The discontinuation of the lines Dec. 31 is part of Kraft's ongoing "optimization" of its portfolio following the purchase of Nabisco earlier this year, said spokeswoman Kathy Knuth. "The prospectus [sur- rounding the acquisition] mentioned we were going to look very carefully at Nabisco businesses and evaluate them to determine whether to discontinue or divest underperformers," she said.
Credit Suisse First Boston analyst Dave Nelson reasoned that "Kraft is used to being the leader. If you get the big brands such as Ritz, Chips Ahoy! and Oreo right, this stuff doesn't matter." Mr. Nelson said Kraft's business model historically has been to focus on the profitability of individual products while Nabisco had been more volume-driven.
Sales for Kool Stuf toaster pastries-which emerged in 1999 when Nabisco renamed its former Toastettes-fell 13% to $29 million for the 52 weeks ended Nov. 4, according to Information Resources Inc. That drop came despite the introduction of Chips Ahoy! and Oreo versions and $4 million in measured media spending this year, according to Taylor Nelson Sofres' CMR. With such lackluster sales, Kraft came nowhere near Kellogg-the formidable leader in the $520 million category with a 75% share for its Pop-Tarts brand.

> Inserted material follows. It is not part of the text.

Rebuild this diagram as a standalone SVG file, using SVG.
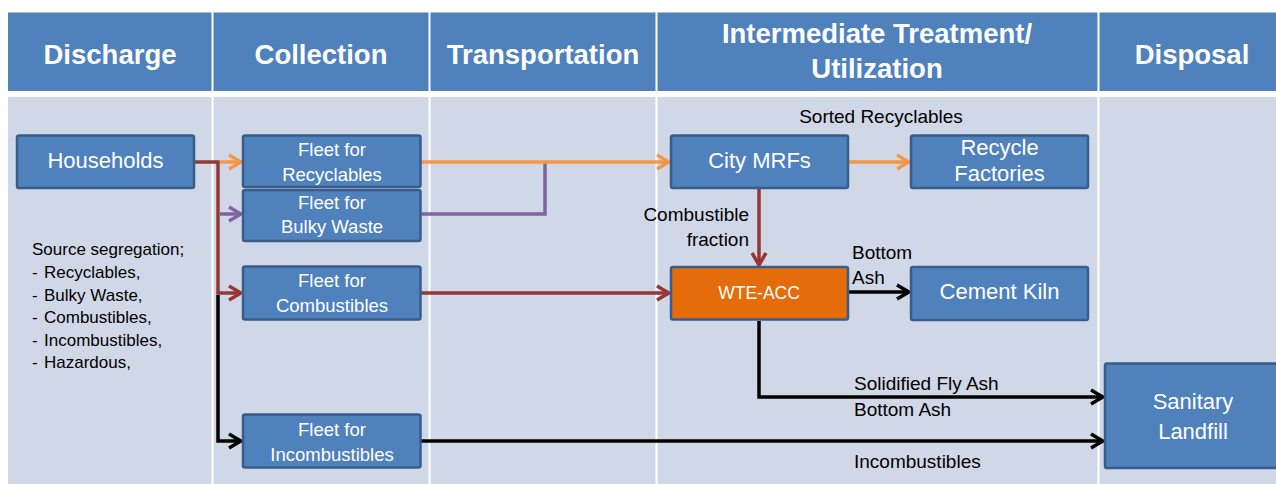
<svg xmlns="http://www.w3.org/2000/svg" width="1276" height="484" viewBox="0 0 1276 484">
  <defs>
    <style>
      .hdr { fill: #4F81BD; }
      .body { fill: #D0D8E8; }
      .div { stroke: #FFFFFF; stroke-width: 2; }
      .htxt { font-family: "Liberation Sans", Arial, sans-serif; font-weight: bold; font-size: 27.5px; fill: #FFFFFF; text-anchor: middle; }
      .box { fill: #4F81BD; stroke: #385D8A; stroke-width: 2.5; }
      .obox { fill: #E46C0A; stroke: #385D8A; stroke-width: 2.5; }
      .ntxt { font-family: "Liberation Sans", Arial, sans-serif; font-size: 22px; fill: #FFFFFF; text-anchor: middle; }
      .ftxt { font-family: "Liberation Sans", Arial, sans-serif; font-size: 18.5px; fill: #FFFFFF; text-anchor: middle; }
      .wtxt { font-family: "Liberation Sans", Arial, sans-serif; font-size: 17.5px; fill: #FFFFFF; text-anchor: middle; }
      .lbl { font-family: "Liberation Sans", Arial, sans-serif; font-size: 19px; fill: #000000; }
      .src { font-family: "Liberation Sans", Arial, sans-serif; font-size: 17px; fill: #000000; }
      .c { fill: none; stroke-width: 3.5; stroke-linejoin: miter; }
      .or { stroke: #F79646; }
      .pu { stroke: #8064A2; }
      .rd { stroke: #953735; }
      .bk { stroke: #000000; }
    </style>
    <marker id="aOr" markerUnits="userSpaceOnUse" markerWidth="16" markerHeight="18" viewBox="0 0 16 18" refX="14" refY="9" orient="auto">
      <path d="M2,2 L14,9 L2,16" fill="none" stroke="#F79646" stroke-width="3.5"/>
    </marker>
    <marker id="aPu" markerUnits="userSpaceOnUse" markerWidth="16" markerHeight="18" viewBox="0 0 16 18" refX="14" refY="9" orient="auto">
      <path d="M2,2 L14,9 L2,16" fill="none" stroke="#8064A2" stroke-width="3.5"/>
    </marker>
    <marker id="aRd" markerUnits="userSpaceOnUse" markerWidth="16" markerHeight="18" viewBox="0 0 16 18" refX="14" refY="9" orient="auto">
      <path d="M2,2 L14,9 L2,16" fill="none" stroke="#953735" stroke-width="3.5"/>
    </marker>
    <marker id="aBk" markerUnits="userSpaceOnUse" markerWidth="16" markerHeight="18" viewBox="0 0 16 18" refX="14" refY="9" orient="auto">
      <path d="M2,2 L14,9 L2,16" fill="none" stroke="#000000" stroke-width="3.5"/>
    </marker>
  </defs>

  <rect width="1276" height="484" fill="#FFFFFF"/>

  <g id="lanes">
    <rect class="hdr" x="8" y="12.5" width="1268" height="78.5"/>
    <rect class="body" x="8" y="97" width="1268" height="387"/>
    <line class="div" x1="212.5" y1="12" x2="212.5" y2="484"/>
    <line class="div" x1="429.5" y1="12" x2="429.5" y2="484"/>
    <line class="div" x1="656.5" y1="12" x2="656.5" y2="484"/>
    <line class="div" x1="1098.5" y1="12" x2="1098.5" y2="484"/>
    <text class="htxt" x="110" y="64">Discharge</text>
    <text class="htxt" x="321" y="64">Collection</text>
    <text class="htxt" x="543" y="64">Transportation</text>
    <text class="htxt" x="877" y="43">Intermediate Treatment/</text>
    <text class="htxt" x="877" y="78">Utilization</text>
    <text class="htxt" x="1192" y="64">Disposal</text>
  </g>

  <g id="connectors">
    <path class="c rd" d="M194,162 H218 V293 H241" marker-end="url(#aRd)"/>
    <path class="c bk" d="M218,295 V441 H241" marker-end="url(#aBk)"/>
    <path class="c or" d="M220,162 H241" marker-end="url(#aOr)"/>
    <path class="c pu" d="M220,214 H241" marker-end="url(#aPu)"/>
    <path class="c pu" d="M421,214 H545 V162"/>
    <path class="c or" d="M421,162 H669" marker-end="url(#aOr)"/>
    <path class="c rd" d="M421,293 H669" marker-end="url(#aRd)"/>
    <path class="c bk" d="M421,441 H1103" marker-end="url(#aBk)"/>
    <path class="c or" d="M849,162 H909" marker-end="url(#aOr)"/>
    <path class="c rd" d="M759,189 V265" marker-end="url(#aRd)"/>
    <path class="c bk" d="M849,292 H909" marker-end="url(#aBk)"/>
    <path class="c bk" d="M759,321 V397 H1103" marker-end="url(#aBk)"/>
    <text class="lbl" x="881" y="123" text-anchor="middle">Sorted Recyclables</text>
    <text class="lbl" x="749" y="221" text-anchor="end">Combustible</text>
    <text class="lbl" x="749" y="246" text-anchor="end">fraction</text>
    <text class="lbl" x="852" y="259">Bottom</text>
    <text class="lbl" x="852" y="284">Ash</text>
    <text class="lbl" x="854" y="390">Solidified Fly Ash</text>
    <text class="lbl" x="854" y="416">Bottom Ash</text>
    <text class="lbl" x="854" y="468">Incombustibles</text>
  </g>

  <g id="households">
    <rect class="box" x="17" y="135.5" width="177" height="52.5" rx="2"/>
    <text class="ntxt" x="105.5" y="168" font-size="22.5px">Households</text>
  </g>

  <g id="source-segregation">
    <text class="src" x="32" y="255">Source segregation;</text>
    <text class="src" x="32" y="278">-</text><text class="src" x="44" y="278">Recyclables,</text>
    <text class="src" x="32" y="301">-</text><text class="src" x="44" y="301">Bulky Waste,</text>
    <text class="src" x="32" y="323">-</text><text class="src" x="44" y="323">Combustibles,</text>
    <text class="src" x="32" y="346">-</text><text class="src" x="44" y="346">Incombustibles,</text>
    <text class="src" x="32" y="368">-</text><text class="src" x="44" y="368">Hazardous,</text>
  </g>

  <g id="fleet-recyclables">
    <rect class="box" x="243" y="135.5" width="177.5" height="51.5" rx="2"/>
    <text class="ftxt" x="332" y="156">Fleet for</text>
    <text class="ftxt" x="332" y="181">Recyclables</text>
  </g>

  <g id="fleet-bulky">
    <rect class="box" x="243" y="190" width="177.5" height="51" rx="2"/>
    <text class="ftxt" x="332" y="209">Fleet for</text>
    <text class="ftxt" x="332" y="233">Bulky Waste</text>
  </g>

  <g id="fleet-combustibles">
    <rect class="box" x="243" y="266.5" width="177.5" height="53" rx="2"/>
    <text class="ftxt" x="332" y="287">Fleet for</text>
    <text class="ftxt" x="332" y="311.5">Combustibles</text>
  </g>

  <g id="fleet-incombustibles">
    <rect class="box" x="243" y="414.5" width="177.5" height="53" rx="2"/>
    <text class="ftxt" x="332" y="435.5">Fleet for</text>
    <text class="ftxt" x="332" y="460.5">Incombustibles</text>
  </g>

  <g id="city-mrfs">
    <rect class="box" x="671" y="135.5" width="177" height="52.5" rx="2"/>
    <text class="ntxt" x="759.5" y="168">City MRFs</text>
  </g>

  <g id="recycle-factories">
    <rect class="box" x="911" y="135.5" width="177" height="52.5" rx="2"/>
    <text class="ntxt" x="999.5" y="155">Recycle</text>
    <text class="ntxt" x="999.5" y="181">Factories</text>
  </g>

  <g id="wte-acc">
    <rect class="obox" x="671" y="267" width="177" height="52.5" rx="2"/>
    <text class="wtxt" x="759" y="299">WTE-ACC</text>
  </g>

  <g id="cement-kiln">
    <rect class="box" x="911" y="267" width="177" height="53" rx="2"/>
    <text class="ntxt" x="999.5" y="299">Cement Kiln</text>
  </g>

  <g id="sanitary-landfill">
    <rect class="box" x="1105" y="363.5" width="177" height="104.5" rx="2"/>
    <text class="ntxt" x="1193" y="409">Sanitary</text>
    <text class="ntxt" x="1193" y="439">Landfill</text>
  </g>
</svg>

The same is true for the Kool Stuf Fruit & Graham Bars, which were launched earlier this year to take the place of the Nabisco Fruit 'n Grain bar line Kraft discontinued in April. Sales for the brand grew to $6 million for the 52 weeks ended Oct. 7, according to IRI, a pittance compared to Kellogg's nearly $300 million and PepsiCo's Quaker brands' $245 million in the category. North Castle Partners, Stamford, Conn., handled advertising for the Kool Stuf toaster pastries and the $1 million put toward the new bars this year.

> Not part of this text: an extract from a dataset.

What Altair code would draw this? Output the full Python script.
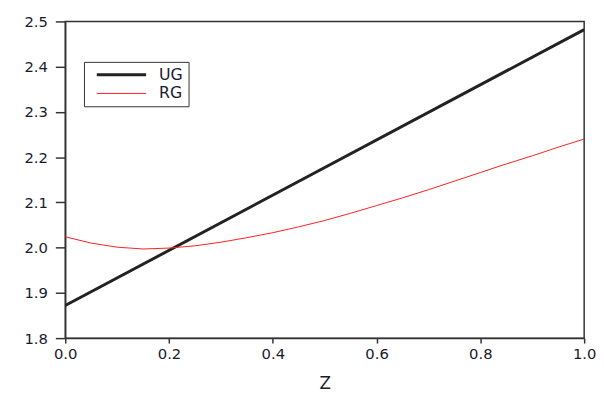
import altair as alt
import pandas as pd

# UG: straight line
z_ug = [0.0, 1.0]
ug = [1.872, 2.482]

# RG: curve
z_rg = [0.0, 0.05, 0.1, 0.15, 0.2, 0.25, 0.3, 0.35, 0.4, 0.45, 0.5,
        0.55, 0.6, 0.65, 0.7, 0.75, 0.8, 0.85, 0.9, 0.95, 1.0]
rg = [2.024, 2.010, 2.001, 1.997, 1.999, 2.004, 2.012, 2.022, 2.033, 2.046, 2.060,
      2.076, 2.093, 2.110, 2.128, 2.147, 2.166, 2.185, 2.203, 2.222, 2.240]

series_names = ["UG", "RG"]
x_ticks = [0.0, 0.2, 0.4, 0.6, 0.8, 1.0]
y_ticks = [1.8, 1.9, 2.0, 2.1, 2.2, 2.3, 2.4, 2.5]

df = pd.concat([
    pd.DataFrame({"z": z_ug, "v": ug, "series": "UG"}),
    pd.DataFrame({"z": z_rg, "v": rg, "series": "RG"}),
])

spacer = "\u2003" * 1
leg = alt.Legend(title=spacer, titleOrient="right", titlePadding=0, titleFontSize=18,
                 orient="none", legendX=19, legendY=41,
                 symbolType="M-5,0H5", symbolSize=100, symbolOffset=25,
                 strokeColor="#333", fillColor="white", padding=5,
                 labelOffset=30, rowPadding=3,
                 labelFontSize=16, labelFont="DejaVu Sans", labelColor="#1a1a2e")

chart = alt.Chart(df).mark_line(clip=True).encode(
    x=alt.X("z:Q", scale=alt.Scale(domain=[0, 1], nice=False),
            axis=alt.Axis(title="Z", values=x_ticks, format=".1f", tickSize=5,
                          labelPadding=4, grid=False, titleY=51, labelFlush=False,
                          titleBaseline="alphabetic", titleFontSize=17,
                          titleFontWeight="normal")),
    y=alt.Y("v:Q", scale=alt.Scale(domain=[1.8, 2.5], nice=False, zero=False),
            axis=alt.Axis(title=None, values=y_ticks, format=".1f", tickSize=10,
                          labelPadding=8, grid=False, labelFlush=False)),
    color=alt.Color("series:N", scale=alt.Scale(domain=series_names, range=["#222222", "#ff2020"]),
                    legend=leg),
    strokeWidth=alt.StrokeWidth("series:N", scale=alt.Scale(domain=series_names, range=[3, 1]),
                                legend=leg),
).properties(
    width=526, height=321,
    autosize=alt.AutoSizeParams(type="none"),
    padding={"left": 58, "top": 11, "right": 12, "bottom": 52},
).configure_view(
    stroke="#333", strokeWidth=1.5
).configure_axis(
    labelFont="DejaVu Sans", labelFontSize=15, labelColor="#1a1a2e",
    titleFont="DejaVu Sans", titleColor="#1a1a2e",
    domainColor="#333", domainWidth=1.5, tickColor="#333", tickWidth=1.5,
)

chart.save("out.html", embed_options={"renderer": "svg", "actions": False})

Meanwhile, just as Kraft withdraws support for its toaster pastries, Kellogg increases its efforts. In an attempt to draw women to its Pop-Tarts franchise, now driven mostly by kids, Kellogg in January will relaunch its more premium Pastry Swirls sub-line with an estimated $10 million TV campaign from Bcom3 Group's Leo Burnett USA, Chicago. The ads will tout the addition of 10% more fruit filling, and focus on the product's flaky crust and moist filling with the tagline, "They're that good."
"The base [Pop-Tarts] brand is brought into the house because of kid demand, but this campaign targets the need of female adults who are interested in a great-tasting indulgent morning food," said Kimberly Miller, marketing director for Pop-Tarts and Pastry Swirls at Kellogg.